With regard to __nano_init() being called twice: You've declared the function as a constructor, so it's called when the library is loaded, and it's called a second time explicitly when your malloc() and calloc() implementations are first called. Pick one.
With regard to the calloc() interposer crashing your application: Some of the functions you're using, including dlsym() and fprintf(), may themselves be attempting to allocate memory, calling your interposer functions. Consider the consequences, and act accordingly.
Using dlsym based hooking can result in crashes, as dlsym calls back into the memory allocator. Instead use malloc hooks, as I suggested in your prior question; these can be installed without actually invoking dlsym at all.
You can get away with a preliminary poor calloc that simply returns NULL. This actually works on Linux, YMMV.

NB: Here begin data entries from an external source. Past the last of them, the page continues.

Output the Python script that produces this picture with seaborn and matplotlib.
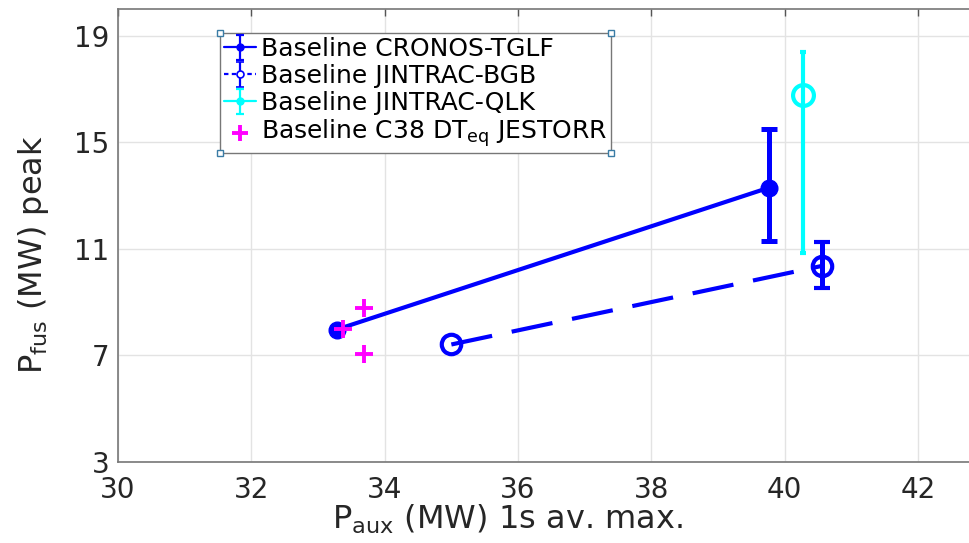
import numpy as np
import pandas as pd
import matplotlib
matplotlib.use("Agg")
import matplotlib.pyplot as plt
import seaborn as sns
from matplotlib.patches import Rectangle

# ---- data ----
cronos_x = [33.28, 39.77]
cronos_y = [7.97, 13.30]
cronos_lo = [np.nan, 11.30]
cronos_hi = [np.nan, 15.50]

bgb_x = [35.00, 40.56]
bgb_y = [7.41, 10.36]
bgb_lo = [np.nan, 9.54]
bgb_hi = [np.nan, 11.26]

qlk_x = [40.27]
qlk_y = [16.79]
qlk_lo = [10.85]
qlk_hi = [18.38]

jest_x = [33.69, 33.37, 33.69]
jest_y = [8.79, 7.98, 7.07]

labels = ["Baseline CRONOS-TGLF", "Baseline JINTRAC-BGB",
          "Baseline JINTRAC-QLK", "Baseline C38 DT$_{eq}$ JESTORR"]
xticks = [30, 32, 34, 36, 38, 40, 42]
yticks = [3, 7, 11, 15, 19]

sns.set_theme(style="whitegrid")
plt.rcParams["font.family"] = ["DejaVu Sans"]
plt.rcParams["mathtext.default"] = "regular"
txt = "#262626"
BLUE, CYAN, MAG = "#0000FF", "#00FFFF", "#FF00FF"

fig = plt.figure(figsize=(9.69, 5.43), dpi=100)
ax = fig.add_axes([118/969, 1-462/543, (984.7-118)/969, (462-9)/543])
ax.set_facecolor("white")

def yerr(y, lo, hi):
    y = np.asarray(y, float)
    return np.vstack([y - np.asarray(lo, float), np.asarray(hi, float) - y])

ax.errorbar(cronos_x, cronos_y, yerr=yerr(cronos_y, cronos_lo, cronos_hi),
            color=BLUE, lw=3, marker="o", ms=12, mfc=BLUE, mec=BLUE,
            elinewidth=3.6, capsize=6, capthick=3.6, zorder=3)
ax.errorbar(bgb_x, bgb_y, yerr=yerr(bgb_y, bgb_lo, bgb_hi),
            color=BLUE, lw=3, ls=(0, (10, 4.8)), marker="o", ms=14, mfc="none",
            mec=BLUE, mew=3, elinewidth=3.6, capsize=6, capthick=3.6, zorder=3)
ax.errorbar(qlk_x, qlk_y, yerr=yerr(qlk_y, qlk_lo, qlk_hi),
            color=CYAN, lw=3, marker="o", ms=15, mfc="none", mec=CYAN, mew=3,
            elinewidth=3, capsize=2.5, capthick=3, zorder=3)

df = pd.DataFrame({"x": jest_x, "y": jest_y})
sns.scatterplot(data=df, x="x", y="y", marker="+", s=180, color=MAG,
                linewidth=2.8, ax=ax, zorder=4, legend=False)

# legend proxies (small markers like the reference legend)
nan1 = [np.nan]
h1 = ax.errorbar(nan1, nan1, yerr=[[1], [1]], color=BLUE, lw=1.6, marker="o", ms=5,
                 mfc=BLUE, mec=BLUE, elinewidth=1.6, capsize=3, capthick=1.6)
h2 = ax.errorbar(nan1, nan1, yerr=[[1], [1]], color=BLUE, lw=1.6, ls=(0, (2, 1.5)),
                 marker="o", ms=5, mfc="white", mec=BLUE, mew=1.2,
                 elinewidth=1.6, capsize=3, capthick=1.6)
h3 = ax.errorbar(nan1, nan1, yerr=[[1], [1]], color=CYAN, lw=1.6, marker="o", ms=5,
                 mfc=CYAN, mec=CYAN, elinewidth=1.6, capsize=3, capthick=1.6)
h4 = ax.scatter(nan1, nan1, marker="+", s=140, color=MAG, linewidths=2.8)

ax.set_xlim(30, 43)
ax.set_ylim(3, 20)
ax.set_xticks(xticks)
ax.set_yticks(yticks)
ax.tick_params(direction="in", length=5, width=1, colors="#555555",
               labelcolor=txt, labelsize=20, top=True, right=True)
ax.tick_params(axis="x", pad=10)
ax.tick_params(axis="y", pad=6)
ax.grid(True, color="#e3e3e3", lw=1)
for s in ax.spines.values():
    s.set_color("#777777")
    s.set_linewidth(1.2)

ax.set_xlabel("P$_{aux}$ (MW) 1s av. max.", fontsize=23, color=txt)
ax.set_ylabel("P$_{fus}$ (MW) peak", fontsize=23, color=txt)
ax.xaxis.set_label_coords(0.449, -0.090)
ax.yaxis.set_label_coords(-0.077, 0.457)

leg = ax.legend([h1, h2, h3, h4], labels, loc="upper left",
                bbox_to_anchor=((220-118)/866.7, (462-33)/453),
                borderaxespad=0, fontsize=18, frameon=True, fancybox=False,
                edgecolor="#777777", framealpha=1, handlelength=1.3,
                handletextpad=0.2, borderpad=0.15, labelspacing=0.12)
leg.get_frame().set_linewidth(1.0)
for t in leg.get_texts():
    t.set_color("black")

fig.canvas.draw()
bb = leg.get_frame().get_window_extent()
for (px, py) in [(bb.x0, bb.y0), (bb.x1, bb.y0), (bb.x0, bb.y1), (bb.x1, bb.y1)]:
    fig.add_artist(Rectangle((px - 3, py - 3), 6, 6, transform=None,
                             facecolor="white", edgecolor="#3a7ca5", lw=1, zorder=10))

fig.savefig("out.png", dpi=100)
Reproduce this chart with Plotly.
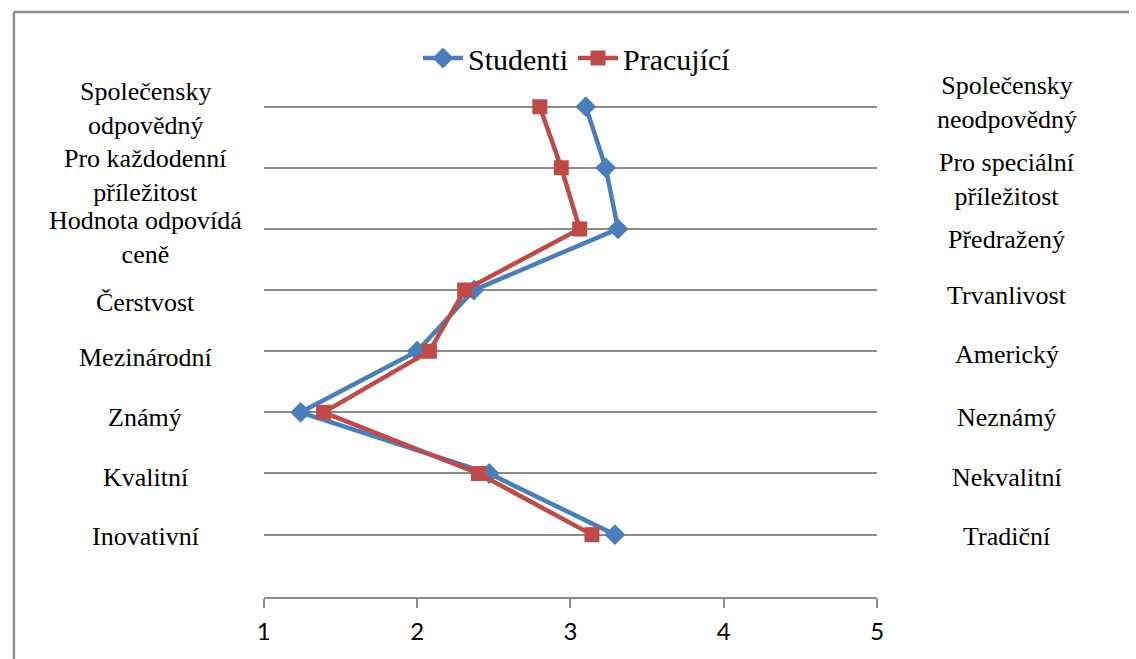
import plotly.graph_objects as go

# Semantic differential: each row pairs a left and right attribute, scored 1–5
left_labels = ["Společensky<br>odpovědný", "Pro každodenní<br>příležitost", "Hodnota odpovídá<br>ceně",
               "Čerstvost", "Mezinárodní", "Známý", "Kvalitní", "Inovativní"]
right_labels = ["Společensky<br>neodpovědný", "Pro speciální<br>příležitost", "Předražený",
                "Trvanlivost", "Americký", "Neznámý", "Nekvalitní", "Tradiční"]
studenti = [3.10, 3.23, 3.31, 2.37, 2.00, 1.24, 2.47, 3.29]
pracujici = [2.80, 2.94, 3.06, 2.31, 2.08, 1.39, 2.40, 3.14]
x_ticks = [1, 2, 3, 4, 5]

W, H = 1136, 659
rows = list(range(len(left_labels), 0, -1))  # top row gets the highest position

BLUE = "#4A7EBB"
RED = "#BE4B48"
GRID = "#8C8C8C"
SERIF = "Liberation Serif"

fig = go.Figure()
fig.add_trace(go.Scatter(
    x=studenti, y=rows, name="Studenti", mode="lines+markers",
    line=dict(color=BLUE, width=4.5),
    marker=dict(symbol="diamond", size=16, color=BLUE),
))
fig.add_trace(go.Scatter(
    x=pracujici, y=rows, name="Pracující", mode="lines+markers",
    line=dict(color=RED, width=4.5),
    marker=dict(symbol="square", size=15, color=RED),
))

# Plot area in pixel terms, converted to paper fractions (margins are zero)
x0_px, x1_px = 260, 881
axis_px = 597
row_px = 61.14
y_lo, y_hi = -0.02, 9.0
top_px = axis_px - (y_hi - y_lo) * row_px

fig.update_layout(
    width=W, height=H,
    margin=dict(l=0, r=0, t=0, b=0),
    paper_bgcolor="white", plot_bgcolor="white",
    font=dict(family=SERIF, color="black"),
    showlegend=True,
    legend=dict(
        orientation="h", x=0.508, y=1 - 58 / H, xanchor="center", yanchor="middle",
        font=dict(family=SERIF, size=30, color="black"),
        itemwidth=40, bgcolor="rgba(0,0,0,0)",
    ),
    xaxis=dict(
        domain=[x0_px / W, x1_px / W], range=[1, 5],
        tickvals=x_ticks, ticktext=[str(v) for v in x_ticks],
        showgrid=False, zeroline=False,
        showline=True, linecolor=GRID, linewidth=1.5,
        ticks="outside", ticklen=9, tickcolor=GRID, tickwidth=1.5,
        ticklabelstandoff=3,
        tickfont=dict(family="Lato", size=24, color="black"),
        fixedrange=True,
    ),
    yaxis=dict(
        domain=[1 - axis_px / H, 1 - top_px / H], range=[y_lo, y_hi],
        tickvals=rows, showticklabels=False,
        showgrid=True, gridcolor=GRID, gridwidth=1.5,
        zeroline=False, showline=False, fixedrange=True,
    ),
)

# Attribute labels on both sides of each row
left_shift = [-2, -8, -9, -12, -6, -5, -4, -2]
right_shift = [4, -12, -11, -5, -3, -5, -4, -2]
for r, txt, dy in zip(rows, left_labels, left_shift):
    fig.add_annotation(
        x=140 / W, xref="paper", y=r, yref="y", yshift=dy,
        text=txt, showarrow=False, xanchor="center", yanchor="middle",
        font=dict(family=SERIF, size=26, color="black"),
    )
for r, txt, dy in zip(rows, right_labels, right_shift):
    fig.add_annotation(
        x=1012 / W, xref="paper", y=r, yref="y", yshift=dy,
        text=txt, showarrow=False, xanchor="center", yanchor="middle",
        font=dict(family=SERIF, size=26, color="black"),
    )

# Chart frame (left and top edges visible)
fig.add_shape(type="line", xref="paper", yref="paper",
              x0=7 / W, x1=7 / W, y0=0, y1=1 - 12 / H,
              line=dict(color="#8C8C8C", width=2.5))
fig.add_shape(type="line", xref="paper", yref="paper",
              x0=7 / W, x1=1, y0=1 - 12 / H, y1=1 - 12 / H,
              line=dict(color="#8C8C8C", width=2.5))

fig.write_html("out.html", config={"displayModeBar": False})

static void* poor_calloc(size_t nmemb, size_t size)
{
// So dlsym uses calloc internally, which will lead to infinite recursion, since our calloc calls dlsym.
// Apparently dlsym can cope with slightly wrong calloc, see for further explanation:
// http://blog.bigpixel.ro/2010/09/interposing-calloc-on-linux
return NULL; // This is a poor implementation of calloc!
}
You can also use sbrk to allocate the memory for "poor calloc".